▶ GIVEN INSTRUCTION:
Reproduce the material below line by line, beginning with its first line and ending with the line that contains "sessions = pd.bdate_range('2022-07-26', '2022-12-05')"; leave out pictures.

──────────

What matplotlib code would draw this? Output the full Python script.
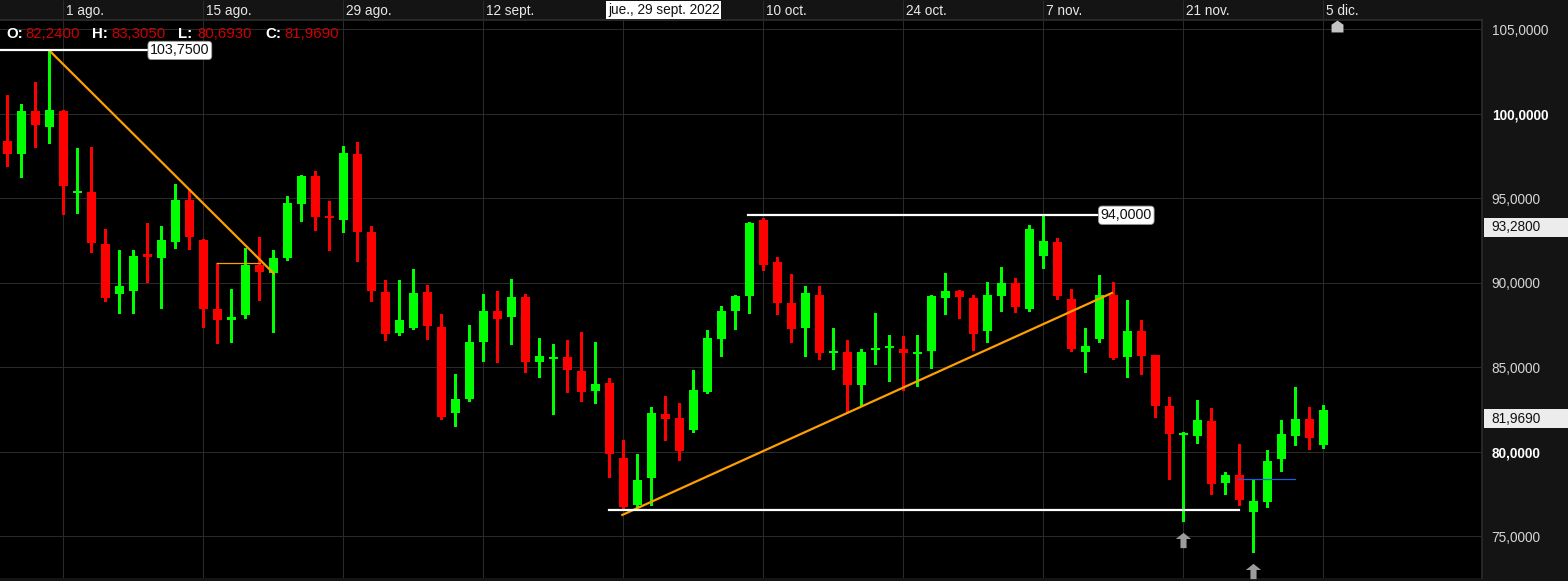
import numpy as np
import pandas as pd
import matplotlib
matplotlib.use("Agg")
import matplotlib.pyplot as plt
import matplotlib.transforms as mtransforms
from matplotlib.path import Path
from matplotlib.patches import Rectangle

plt.rcParams['font.family'] = ['Liberation Sans', 'DejaVu Sans']

# ---------------------------------------------------------------- data
sessions = pd.bdate_range('2022-07-26', '2022-12-05')

opens = [98.42, 97.61, 100.14, 99.21, 100.19, 95.30, 95.35, 92.28, 89.34, 89.50,
         91.69, 91.47, 92.42, 94.88, 92.56, 88.48, 87.81, 88.09, 91.03, 90.56,
         91.47, 94.66, 96.31, 93.93, 93.70, 97.65, 93.01, 89.43, 87.04, 87.34,
         89.44, 87.38, 82.31, 83.14, 86.51, 88.33, 87.98, 89.15, 85.33, 85.47,
         85.63, 84.81, 83.63, 84.09, 79.64, 76.86, 78.46, 82.24, 81.99, 81.29,
         83.56, 86.65, 88.36, 89.21, 93.70, 91.22, 88.80, 87.32, 89.31, 85.84,
         85.90, 83.95, 86.00, 86.15, 86.06, 85.78, 85.96, 89.13, 89.49, 89.13,
         87.14, 89.25, 90.02, 88.48, 91.58, 92.40, 89.03, 85.90, 86.67, 89.31,
         85.60, 87.14, 85.72, 82.71, 81.00, 80.94, 81.82, 78.16, 78.64, 76.45,
         77.05, 79.59, 80.94, 81.94, 80.41]
highs = [101.14, 100.59, 101.87, 103.75, 100.25, 97.97, 98.03, 93.21, 91.97, 91.93,
         93.54, 93.34, 95.87, 95.57, 92.60, 91.18, 89.66, 92.06, 92.71, 91.93,
         95.12, 96.40, 96.59, 94.82, 98.07, 98.36, 93.34, 90.19, 90.19, 90.84,
         89.90, 88.15, 84.60, 87.50, 89.33, 89.51, 90.25, 89.33, 86.73, 86.38,
         86.61, 87.12, 86.48, 84.37, 80.70, 79.87, 82.65, 83.305, 82.88, 84.83,
         87.24, 88.64, 89.31, 93.58, 93.82, 91.51, 90.50, 89.80, 89.80, 87.30,
         86.61, 86.06, 88.19, 86.90, 86.83, 86.89, 89.27, 90.61, 89.55, 89.31,
         90.08, 90.96, 90.26, 93.44, 94.00, 92.64, 89.61, 87.32, 90.45, 90.08,
         88.97, 87.79, 85.72, 83.23, 81.18, 83.06, 82.59, 78.81, 80.47, 78.34,
         80.11, 81.88, 83.83, 82.65, 82.77]
lows = [96.90, 96.25, 98.03, 98.26, 94.09, 94.13, 91.83, 88.91, 88.19, 88.19,
        90.05, 88.52, 92.06, 92.03, 87.40, 86.46, 86.49, 87.93, 88.97, 87.12,
        91.33, 93.66, 93.15, 91.94, 93.01, 91.27, 88.91, 86.61, 86.92, 87.26,
        86.67, 81.96, 81.55, 83.02, 85.39, 85.33, 86.39, 84.74, 84.44, 82.26,
        83.56, 83.02, 82.90, 78.53, 76.65, 76.76, 76.86, 80.693, 79.52, 81.20,
        83.48, 85.67, 87.26, 88.21, 90.74, 88.15, 86.51, 85.65, 85.48, 84.88,
        82.42, 82.77, 85.18, 84.20, 83.64, 83.88, 84.99, 88.13, 87.91, 86.02,
        86.53, 88.36, 88.25, 88.36, 90.90, 89.03, 85.96, 84.72, 86.49, 85.48,
        84.42, 84.60, 82.06, 78.40, 75.93, 80.52, 77.50, 77.50, 76.87, 74.09,
        76.75, 78.87, 80.41, 80.17, 80.23]
closes = [97.61, 100.19, 99.31, 100.25, 95.72, 95.41, 92.36, 89.11, 89.80, 91.57,
          91.51, 92.51, 94.88, 92.71, 88.46, 87.80, 87.97, 91.03, 90.62, 91.50,
          94.70, 96.31, 93.87, 93.83, 97.71, 93.01, 89.50, 86.97, 87.79, 89.39,
          87.46, 82.08, 83.12, 86.48, 88.33, 87.86, 89.15, 85.33, 85.67, 85.63,
          84.86, 83.56, 84.03, 79.89, 76.75, 78.34, 82.30, 81.969, 80.05, 83.65,
          86.71, 88.36, 89.25, 93.52, 91.04, 88.80, 87.26, 89.39, 85.84, 85.90,
          83.95, 85.90, 86.12, 86.23, 85.83, 85.84, 89.21, 89.49, 89.19, 86.95,
          89.31, 90.02, 88.60, 93.20, 92.46, 89.21, 86.08, 86.26, 89.27, 85.54,
          87.14, 85.66, 82.71, 81.08, 81.06, 81.88, 78.12, 78.64, 77.17, 77.11,
          79.47, 81.06, 81.94, 80.82, 82.47]

# date grid: every second Monday; the 26 sept. label sits under the cursor box
tick_dates = ['2022-08-01', '2022-08-15', '2022-08-29', '2022-09-12', '2022-09-26',
              '2022-10-10', '2022-10-24', '2022-11-07', '2022-11-21', '2022-12-05']
tick_labels = ['1 ago.', '15 ago.', '29 ago.', '12 sept.', '',
               '10 oct.', '24 oct.', '7 nov.', '21 nov.', '5 dic.']
price_levels = [75, 80, 85, 90, 95, 100, 105]
price_labels = ['75,0000', '80,0000', '85,0000', '90,0000', '95,0000', '100,0000', '105,0000']
bold_levels = [80, 100]

cursor_date = '2022-09-29'
cursor_text = 'jue., 29 sept. 2022'
ohlc_names = ['O:', 'H:', 'L:', 'C:']
ohlc_values = ['82,2400', '83,3050', '80,6930', '81,9690']
axis_marks = [93.28, 81.969]
signal_dates = ['2022-11-21', '2022-11-28']

# ---------------------------------------------------------------- layout
W, H = 1568, 581
PLOT_R, PLOT_T, PLOT_B = 1482, 20, 578
fig = plt.figure(figsize=(W / 100, H / 100), dpi=100, facecolor='#141414')

ax = fig.add_axes([0, (H - PLOT_B) / H, PLOT_R / W, (PLOT_B - PLOT_T) / H])
ax.set_facecolor('#000000')
hdr = fig.add_axes([0, (H - 18.5) / H, PLOT_R / W, 18.5 / H])
hdr.set_facecolor('#141414')

x = np.arange(len(sessions))
pos = {d.strftime('%Y-%m-%d'): i for i, d in enumerate(sessions)}
tick_idx = [pos[d] for d in tick_dates]

step_px = 14.0
x0 = -7.3 / step_px
x1 = x0 + PLOT_R / step_px
ax.set_xlim(x0, x1)
hdr.set_xlim(x0, x1)
hdr.set_ylim(0, 1)
ax.set_ylim(72.54, 105.55)

# grid
ax.set_xticks(tick_idx)
ax.set_yticks(price_levels)
ax.grid(True, color='#2a2a2a', linewidth=0.75)
ax.set_axisbelow(True)
ax.tick_params(axis='x', length=0, labelbottom=False)
ax.yaxis.tick_right()
ax.set_yticklabels(price_labels)
ax.tick_params(axis='y', length=0, pad=7, labelsize=9.8, labelcolor='#d6d6d6')
for lab, lvl in zip(ax.get_yticklabels(), price_levels):
    if lvl in bold_levels:
        lab.set_fontweight('bold')
        lab.set_color('#ffffff')
for side in ['left', 'bottom']:
    ax.spines[side].set_visible(False)
ax.spines['top'].set_color('#2e2e2e')
ax.spines['top'].set_linewidth(1.2)
ax.spines['right'].set_color('#2c2c2c')
ax.spines['right'].set_linewidth(1.2)

# header with date labels
hdr.axis('off')
hdr.vlines(tick_idx, 0, 1, color='#2a2a2a', linewidth=0.75)
lab_tr = mtransforms.offset_copy(hdr.transData, fig=fig, x=3, y=0, units='dots')
for i, t in zip(tick_idx, tick_labels):
    if t:
        hdr.text(i, 0.42, t, transform=lab_tr, ha='left', va='center',
                 color='#e8e8e8', fontsize=9.8, zorder=2)
hdr.text(pos[cursor_date] - 0.1, 0.46, cursor_text, ha='center', va='center',
         color='#111111', fontsize=9.8, zorder=5,
         bbox=dict(boxstyle='square,pad=0.12', facecolor='#ffffff', edgecolor='none'))

# ---------------------------------------------------------------- candles
o = np.array(opens); h = np.array(highs); l = np.array(lows); c = np.array(closes)
up = c >= o
cols = np.where(up, '#00ff00', '#ff0000')
ax.vlines(x, l, h, colors=cols, linewidth=0.8, antialiased=False, zorder=3)
body_lo = np.minimum(o, c)
body_h = np.maximum(np.abs(c - o), 0.12)
ax.bar(x, body_h, bottom=body_lo, width=0.64, color=cols, linewidth=0,
       antialiased=False, zorder=4)

# ---------------------------------------------------------------- drawings
orange = '#ff9f00'
ax.plot([3, 19], [103.75, 90.58], color=orange, linewidth=1.6, zorder=5)
ax.plot([15, 18.05], [91.18, 91.18], color=orange, linewidth=0.9, zorder=5)
ax.plot([43.93, 78.9], [76.27, 89.40], color=orange, linewidth=1.6, zorder=5)

ax.plot([x0, 10.05], [103.75, 103.75], color='#ffffff', linewidth=1.6, zorder=5)
ax.plot([52.9, 77.9], [94.0, 94.0], color='#ffffff', linewidth=1.6, zorder=5)
ax.plot([42.98, 87.96], [76.55, 76.55], color='#ffffff', linewidth=1.6, zorder=5)
ax.plot([87.9, 92.0], [78.38, 78.38], color='#1e5fd8', linewidth=0.9, zorder=5)

box = dict(boxstyle='round,pad=0.15,rounding_size=0.25', facecolor='#ffffff',
           edgecolor='#9a9a9a', linewidth=0.6)
ax.text(10.2, 103.75, '103,7500', ha='left', va='center', fontsize=10.3,
        color='#111111', bbox=box, zorder=6)
ax.text(78.1, 94.0, '94,0000', ha='left', va='center', fontsize=10.3,
        color='#111111', bbox=box, zorder=6)

# signal arrows below lows
arrow = Path([(0, 0.5), (0.5, 0.1), (0.2, 0.1), (0.2, -0.5), (-0.2, -0.5),
              (-0.2, 0.1), (-0.5, 0.1), (0, 0.5)],
             [Path.MOVETO] + [Path.LINETO] * 6 + [Path.CLOSEPOLY])
sig_idx = [pos[d] for d in signal_dates]
sig_tr = ax.transData + mtransforms.ScaledTranslation(0, -0.19, fig.dpi_scale_trans)
ax.plot(sig_idx, [lows[i] for i in sig_idx], linestyle='none', marker=arrow,
        markersize=11, color='#9c9c9c', markeredgewidth=0, transform=sig_tr,
        clip_on=False, zorder=6)

# next-session marker at the top edge
house = Path([(-0.5, -0.5), (0.5, -0.5), (0.5, 0.15), (0, 0.5), (-0.5, 0.15), (-0.5, -0.5)],
             [Path.MOVETO] + [Path.LINETO] * 4 + [Path.CLOSEPOLY])
top_tr = mtransforms.blended_transform_factory(ax.transData, ax.transAxes)
ax.plot([len(x)], [0.9885], linestyle='none', marker=house, markersize=8.6,
        color='#c4c4c4', markeredgewidth=0, transform=top_tr, clip_on=False, zorder=6)

# price marks on the axis panel
mark_tr = mtransforms.blended_transform_factory(fig.transFigure, ax.transData)
for v in axis_marks:
    ax.add_patch(Rectangle((1483.5 / W, v - 0.55), (W - 1483.5) / W, 1.1,
                           transform=mark_tr, facecolor='#ececec', edgecolor='none',
                           clip_on=False, zorder=7))
    ax.text(1491.5 / W, v, f'{v:.4f}'.replace('.', ','), transform=mark_tr,
            ha='left', va='center', fontsize=9.8, color='#111111', zorder=8)

# OHLC readout
name_x = [6, 92, 178, 265]
for nx, nm, val in zip(name_x, ohlc_names, ohlc_values):
    fig.text(nx / W, 1 - 34 / H, nm, ha='left', va='center', fontsize=10.8,
             fontweight='bold', color='#ffffff')
    fig.text((nx + 19) / W, 1 - 34 / H, val, ha='left', va='center',
             fontsize=10.8, color='#cc0000')

fig.savefig('out.png', dpi=100, facecolor=fig.get_facecolor())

──────────

▶ REPLY TO THE EXERCISE:
What matplotlib code would draw this? Output the full Python script.
import numpy as np
import pandas as pd
import matplotlib
matplotlib.use("Agg")
import matplotlib.pyplot as plt
import matplotlib.transforms as mtransforms
from matplotlib.path import Path
from matplotlib.patches import Rectangle

plt.rcParams['font.family'] = ['Liberation Sans', 'DejaVu Sans']

# ---------------------------------------------------------------- data
sessions = pd.bdate_range('2022-07-26', '2022-12-05')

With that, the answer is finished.